NEW YORK -- It's a holly, jolly Christmas for Saturday Night Live chief Lorne Michaels as he marks another holiday edition of the show he created 36 years ago, and as he welcomes back SNL alum Jimmy Fallon as guest host for this special yuletide bash.
Boasting singer Michael Bublè as its musical guest, the program airs, of course, at 11:30 p.m. Saturday on NBC.
But on Thursday night, as Michaels welcomed a reporter to his Rockefeller Center office -- overlooking Studio 8H, from where SNL originates -- the clock was ticking: little more than two days until show time.
In the studio, a sketch was being blocked for the cameras: Denver Broncos quarterback (and famously devout Christian) Tim Tebow confronts Jesus in the locker room.
"It's been rewritten since last night when we read it," Michaels said. "We read 40-some-odd sketches yesterday, and narrowed them down to the pieces over there" -- he pointed to a board with a tentative rundown -- "and that's about 15 minutes [too] long. By the time [Weekend] Update gets done, the show will be maybe 25 minutes long, which is what we'll go into dress rehearsal with."
Dress rehearsal takes place in front of a live audience on Saturday evening, after which, according to the audience's response, the show is rearranged, cut, and otherwise revamped during a crash session to whip it into shape to perform a couple hours later for the world.

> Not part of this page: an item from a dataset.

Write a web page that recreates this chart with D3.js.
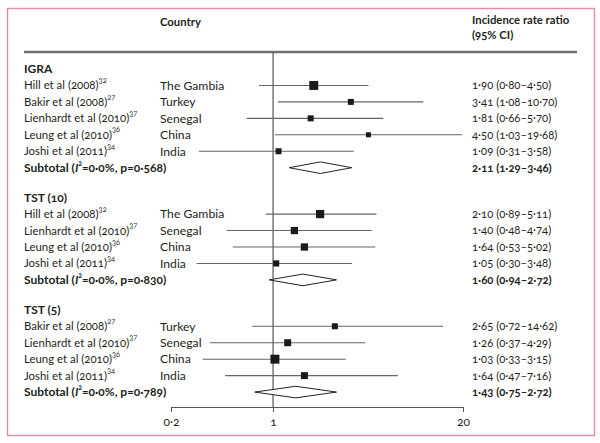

For Michaels, dress brings pain every week.
"Things you were certain would work, don't," he said. "Things that were really bright flatten and fall apart."
So does this mean that, even after all these years of executive-producing SNL, Michaels, the old hand at 67, is still caught by surprise at how an audience reacts?
"Every week," he said. "I think it's why I'm still here. It's not a thing you ever master."
Or do you?
"Lorne has done this for 36 years, and he knows what will work," Fallon said in an another interview. "He's a pro. He's a Beatle."
Fallon was an SNL cast member for six seasons before leaving in 2004. Then, in 2009, he was tapped by Michaels, who also executive-produces NBC's Late Night, to fill its hosting job when Conan O'Brien graduated to The Tonight Show.
Now, for the first time, Fallon has been invited back by Michaels to his old haunts at SNL to serve as host.
"There will be holiday-themed sketches for different religions," said Fallon, who said he arrived with "about 300 ideas" on Monday.
"I'm working on some impressions that I haven't done before. I've got some surprises: Some old friends might be coming back for a cameo or two. And then I want to see if I can dust off my Update suit."
Fallon was asked if any of the special demands of SNL had been hard to face again.
"Staying up late," he said. "I don't do that anymore. I have a 9-to-5 job now with Late Night. I got to work on keeping my energy up, so I'm ready to go on Saturday. Which I will be."
Once he steps onstage at the top of the show, "it's going to be an adrenaline rush," he predicted. It will also be an emotional rush to be back, in a proud guest-host role on the show he has loved all his life.
"I just hope I don't break down and cry," he said. "My mom and dad are going to be there. I got to make sure I don't make eye contact with them. I'd be a mess, a blubbering mess."